Confessions of a Digital Dinosaur: Esports Is the Next Great Traditional Sport - yarapavan
https://kc-roi.com/blog/confessions-of-a-digital-dinosaur-esports-is-the-next-great-traditional-sport
======
yarapavan
See Ben Clarson's post introducing the topic -
[http://awealthofcommonsense.com/2018/07/something-i-
changed-...](http://awealthofcommonsense.com/2018/07/something-i-changed-my-
mind-about-recently/)

Highlights from the article:

\- More people in the 18-25 years old age group regularly watch and play
esports than any other traditional sport.

\- A small town in Poland hosted an event this year that was watched live by
people from 180 different countries. The audience was 3x as large as it was
for the most recent MLB World Series. More people attended this event in
person than the last 3 Super Bowls combined.

\- The esports audience in Asia is 4x larger than it is in the U.S., so this
is truly a global phenomenon.

\- One event in a tournament called the League of Legends was viewed by 80
million fans.

\- Twitch is one of the streaming services that allows people to view these
events. The service already has a bigger audience than CNN or MSNBC. They get
more than 15 million daily unique viewers. They’re owned by Amazon (because of
course, Bezos was on top of this trend before anyone else).

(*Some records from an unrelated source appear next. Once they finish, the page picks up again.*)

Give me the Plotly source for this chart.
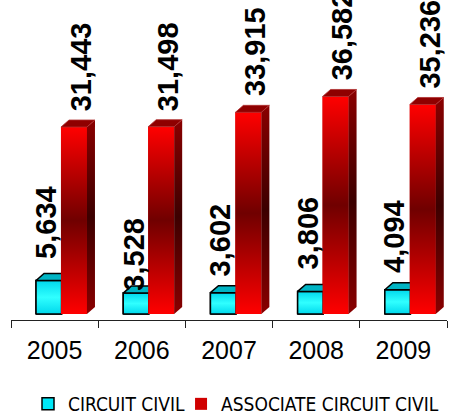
import plotly.graph_objects as go

years = ["2005", "2006", "2007", "2008", "2009"]
circuit_civil = [5634, 3528, 3602, 3806, 4094]
associate_circuit_civil = [31443, 31498, 33915, 36582, 35236]

# layout / style constants
Y_MIN, Y_MAX = -1000, 52800
PLOT_H = 320
K = PLOT_H / (Y_MAX - Y_MIN)          # px per data unit
DX = 0.092                            # depth offset (category units)
DY = 7 / K                            # depth offset (data units)
CY_OFF, CY_W = -0.213, 0.293
RD_OFF, RD_W = 0.073, 0.298
CY_LABEL_GAP = [20, 0, 14, 20, 15]
RD_LABEL_GAP = 14

xs = list(range(len(years)))
fig = go.Figure()

fig.add_trace(go.Bar(x=xs, y=circuit_civil, name="CIRCUIT CIVIL", offset=CY_OFF, width=CY_W,
                     marker=dict(color="#00E8F8", line=dict(color="black", width=1.5)),
                     hoverinfo="skip", legend="legend"))
fig.add_trace(go.Bar(x=xs, y=associate_circuit_civil, name="ASSOCIATE CIRCUIT CIVIL",
                     offset=RD_OFF, width=RD_W,
                     marker=dict(color="#D00000", line=dict(width=0)), hoverinfo="skip",
                     legend="legend2"))

def poly(px, py, **kw):
    fig.add_trace(go.Scatter(x=px + [px[0]], y=py + [py[0]], mode="lines", fill="toself",
                             showlegend=False, hoverinfo="skip", **kw))

# cyan: front overlay + top face
for i, v in zip(xs, circuit_civil):
    x0, x1 = i + CY_OFF, i + CY_OFF + CY_W
    poly([x0, x1, x1, x0], [0, 0, v, v],
         line=dict(color="black", width=1.5),
         fillgradient=dict(type="vertical",
                           colorscale=[[0, "#00D8EC"], [0.5, "#30FFFF"], [1, "#00D8EC"]]))
    poly([x0, x1, x1 + DX, x0 + DX], [v, v, v + DY, v + DY],
         line=dict(color="black", width=1.5), fillcolor="#00B4C4")

# red: front, side, top
for i, v in zip(xs, associate_circuit_civil):
    x0, x1 = i + RD_OFF, i + RD_OFF + RD_W
    poly([x0, x1, x1, x0], [0, 0, v, v], line=dict(width=0),
         fillgradient=dict(type="vertical",
                           colorscale=[[0, "#FF0000"], [0.5, "#700000"], [1, "#FF0000"]]))
    poly([x1, x1 + DX, x1 + DX, x1], [0, DY, v + DY, v], line=dict(width=0),
         fillgradient=dict(type="vertical",
                           colorscale=[[0, "#8A0000"], [0.5, "#3C0000"], [1, "#8A0000"]]))
    poly([x0, x1, x1 + DX, x0 + DX], [v, v, v + DY, v + DY],
         line=dict(color="#B03030", width=0.8), fillcolor="#8E0000")

ann = []
lab_font = dict(family="Liberation Sans, Arial, sans-serif", size=29, color="black")
for i, v, g in zip(xs, circuit_civil, CY_LABEL_GAP):
    ann.append(dict(x=i - 0.10, y=v, text=f"<b>{v:,}</b>", showarrow=False, textangle=-90,
                    yanchor="bottom", xanchor="center", yshift=g, font=lab_font))
for i, v in zip(xs, associate_circuit_civil):
    ann.append(dict(x=i + 0.30, y=v, text=f"<b>{v:,}</b>", showarrow=False, textangle=-90,
                    yanchor="bottom", xanchor="center", yshift=RD_LABEL_GAP, font=lab_font))

leg_font = dict(family="Liberation Sans Narrow, DejaVu Sans Condensed, sans-serif",
                size=19, color="black")

fig.update_layout(
    width=449, height=418,
    margin=dict(l=11, r=2, t=0, b=418 - PLOT_H, autoexpand=False),
    plot_bgcolor="white", paper_bgcolor="white",
    barmode="overlay",
    annotations=ann,
    showlegend=True,
    legend=dict(orientation="h", x=0.039, xanchor="left", y=-0.2625, yanchor="middle",
                font=leg_font, itemclick=False, bgcolor="rgba(0,0,0,0)"),
    legend2=dict(orientation="h", x=0.39, xanchor="left", y=-0.2625, yanchor="middle",
                 font=leg_font, itemclick=False, bgcolor="rgba(0,0,0,0)"),
    xaxis=dict(range=[-0.5, len(years) - 0.5], tickvals=xs, ticktext=years, ticks="",
               showgrid=False, zeroline=False, showline=True, linecolor="#222", linewidth=1,
               ticklabelstandoff=8,
               tickfont=dict(family="Liberation Sans, Arial, sans-serif", size=25, color="black"),
               minor=dict(tickvals=[i - 0.5 for i in range(len(years) + 1)], ticks="outside",
                          ticklen=7, tickcolor="#222", tickwidth=1, showgrid=False)),
    yaxis=dict(range=[Y_MIN, Y_MAX], visible=False, showgrid=False, zeroline=False),
)

fig.write_html("out.html", config={"displayModeBar": False})
with open("out.html", encoding="utf-8") as f:
    html = f.read()
html = html.replace("<body>", '<body style="margin:0;padding:0;overflow:hidden">', 1)
with open("out.html", "w", encoding="utf-8") as f:
    f.write(html)
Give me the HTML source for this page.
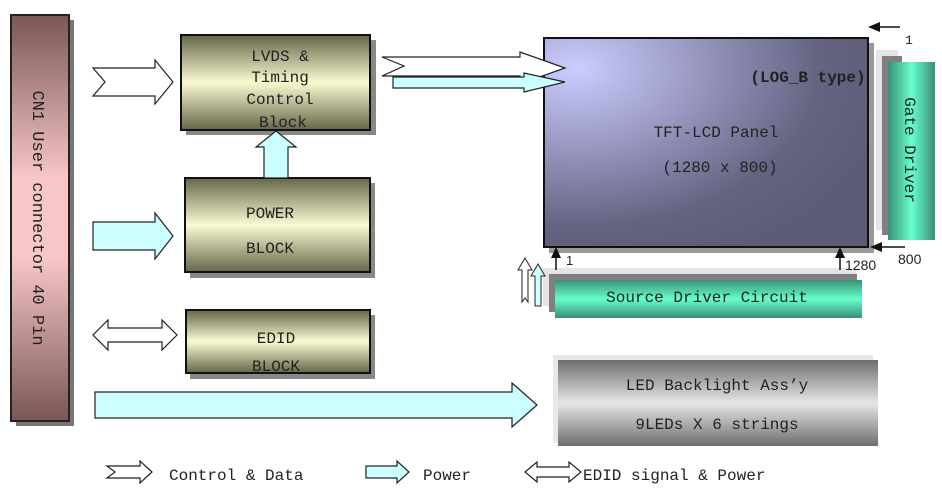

\- The video gaming audience is 5x the size of Netflix subscribers.

\- There’s a league called Overwatch which has teams owned by people who
already own a professional sports team. This list includes Robert Kraft (New
England Patriots), Jeff Wilpon (New York Mets), Stan Kroenke (LA Rams and
Denver Nuggets) and Dave Scott (Philadelphia Flyers). The teams cost them $20
million a piece.